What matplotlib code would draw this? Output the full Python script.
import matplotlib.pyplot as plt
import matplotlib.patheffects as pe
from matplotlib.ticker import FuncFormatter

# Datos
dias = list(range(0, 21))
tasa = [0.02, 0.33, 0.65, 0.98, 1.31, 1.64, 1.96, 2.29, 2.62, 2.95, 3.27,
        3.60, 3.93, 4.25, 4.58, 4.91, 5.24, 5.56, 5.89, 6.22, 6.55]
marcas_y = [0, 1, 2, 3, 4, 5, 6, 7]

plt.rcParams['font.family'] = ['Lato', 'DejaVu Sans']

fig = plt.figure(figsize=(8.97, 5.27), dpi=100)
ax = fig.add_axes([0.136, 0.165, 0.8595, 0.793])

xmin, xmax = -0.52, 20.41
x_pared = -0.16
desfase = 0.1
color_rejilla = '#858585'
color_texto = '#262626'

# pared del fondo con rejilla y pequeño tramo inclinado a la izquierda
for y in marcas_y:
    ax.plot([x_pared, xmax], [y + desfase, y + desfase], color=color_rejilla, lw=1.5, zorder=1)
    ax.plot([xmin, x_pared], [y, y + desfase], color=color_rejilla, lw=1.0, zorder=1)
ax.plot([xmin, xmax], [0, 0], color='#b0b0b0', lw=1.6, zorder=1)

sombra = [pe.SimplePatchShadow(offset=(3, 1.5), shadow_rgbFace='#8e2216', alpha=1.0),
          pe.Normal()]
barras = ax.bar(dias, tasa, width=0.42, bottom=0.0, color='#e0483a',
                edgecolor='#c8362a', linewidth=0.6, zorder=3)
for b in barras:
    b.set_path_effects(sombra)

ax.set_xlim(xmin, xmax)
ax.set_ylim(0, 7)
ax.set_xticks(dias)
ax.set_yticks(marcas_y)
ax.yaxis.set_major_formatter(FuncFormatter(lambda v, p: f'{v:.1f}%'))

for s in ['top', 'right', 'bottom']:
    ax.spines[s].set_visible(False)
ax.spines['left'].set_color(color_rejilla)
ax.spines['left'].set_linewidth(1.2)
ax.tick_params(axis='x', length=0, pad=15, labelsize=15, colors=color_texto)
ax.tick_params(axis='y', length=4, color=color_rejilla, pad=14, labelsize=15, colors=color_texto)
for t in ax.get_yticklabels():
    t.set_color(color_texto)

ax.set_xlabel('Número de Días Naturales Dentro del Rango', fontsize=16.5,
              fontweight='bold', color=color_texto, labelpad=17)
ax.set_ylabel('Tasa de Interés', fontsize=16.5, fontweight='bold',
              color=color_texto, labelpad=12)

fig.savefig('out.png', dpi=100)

...

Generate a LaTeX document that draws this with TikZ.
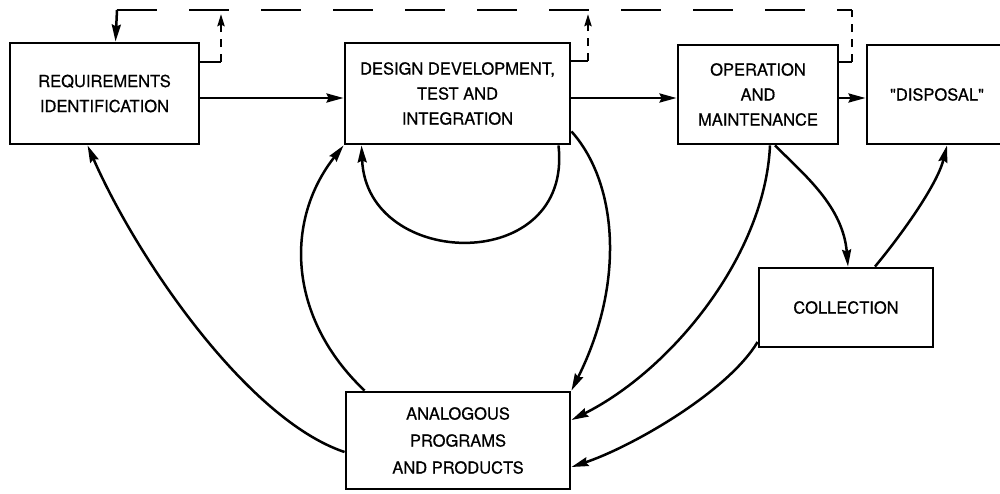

* * *

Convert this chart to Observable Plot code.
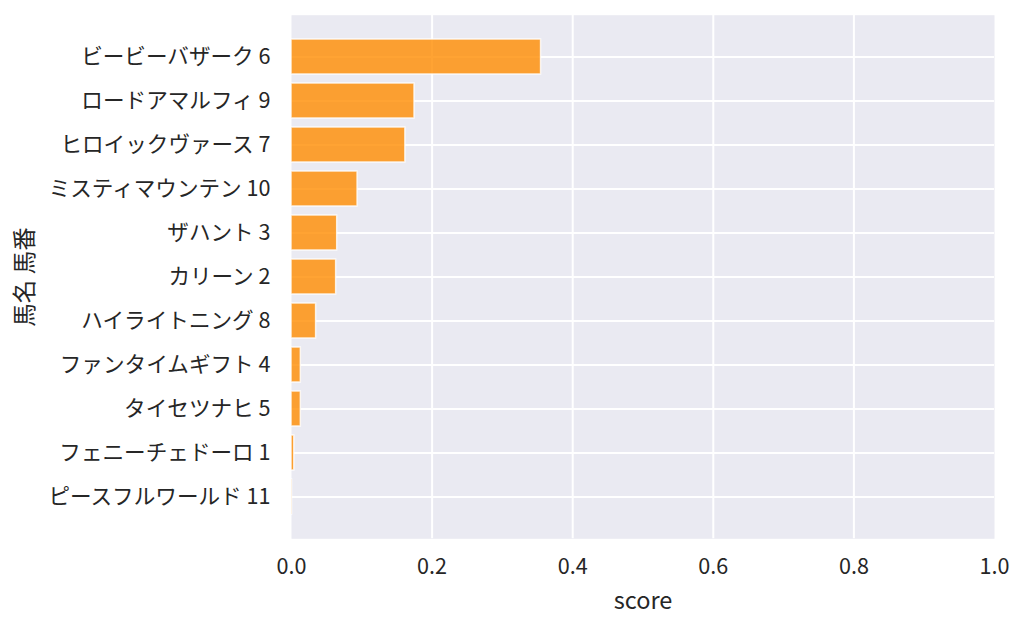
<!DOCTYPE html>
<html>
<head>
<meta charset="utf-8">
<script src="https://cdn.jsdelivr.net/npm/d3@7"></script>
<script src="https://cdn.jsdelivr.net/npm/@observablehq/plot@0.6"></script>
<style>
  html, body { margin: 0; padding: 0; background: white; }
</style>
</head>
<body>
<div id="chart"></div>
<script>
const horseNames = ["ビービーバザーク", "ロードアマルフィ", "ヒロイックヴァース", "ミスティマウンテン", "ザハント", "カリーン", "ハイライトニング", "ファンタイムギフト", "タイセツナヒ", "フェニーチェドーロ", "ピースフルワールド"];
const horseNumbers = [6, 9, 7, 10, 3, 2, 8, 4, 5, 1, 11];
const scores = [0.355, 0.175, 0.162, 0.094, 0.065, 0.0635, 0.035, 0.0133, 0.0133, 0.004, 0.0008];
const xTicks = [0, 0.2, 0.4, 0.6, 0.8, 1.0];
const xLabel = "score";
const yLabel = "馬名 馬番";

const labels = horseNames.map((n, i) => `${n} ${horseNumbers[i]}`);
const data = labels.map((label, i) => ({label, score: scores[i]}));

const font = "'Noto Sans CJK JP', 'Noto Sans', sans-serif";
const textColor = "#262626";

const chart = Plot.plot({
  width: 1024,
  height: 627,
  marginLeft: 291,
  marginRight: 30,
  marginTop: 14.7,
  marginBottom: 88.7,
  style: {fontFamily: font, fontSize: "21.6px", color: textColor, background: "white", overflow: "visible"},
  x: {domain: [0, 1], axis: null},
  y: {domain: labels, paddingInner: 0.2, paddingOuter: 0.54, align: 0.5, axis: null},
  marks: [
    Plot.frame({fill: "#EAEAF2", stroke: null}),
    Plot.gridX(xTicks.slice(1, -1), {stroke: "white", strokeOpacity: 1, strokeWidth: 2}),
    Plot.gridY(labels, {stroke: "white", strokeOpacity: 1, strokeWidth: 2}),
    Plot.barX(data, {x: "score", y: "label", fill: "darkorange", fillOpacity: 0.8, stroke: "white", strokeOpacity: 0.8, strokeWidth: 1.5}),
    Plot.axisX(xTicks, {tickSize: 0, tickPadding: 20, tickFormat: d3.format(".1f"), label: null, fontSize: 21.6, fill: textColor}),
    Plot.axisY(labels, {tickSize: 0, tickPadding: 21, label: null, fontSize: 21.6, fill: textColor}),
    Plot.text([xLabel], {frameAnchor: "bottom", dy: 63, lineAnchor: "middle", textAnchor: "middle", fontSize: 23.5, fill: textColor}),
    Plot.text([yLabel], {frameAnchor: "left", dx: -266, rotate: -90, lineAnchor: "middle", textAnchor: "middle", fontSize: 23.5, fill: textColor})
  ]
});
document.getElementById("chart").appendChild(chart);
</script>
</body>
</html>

Work to do: List all lines from the entries that include the word "this".

Right answer:
What matplotlib code would draw this? Output the full Python script.
Generate a LaTeX document that draws this with TikZ.
Convert this chart to Observable Plot code.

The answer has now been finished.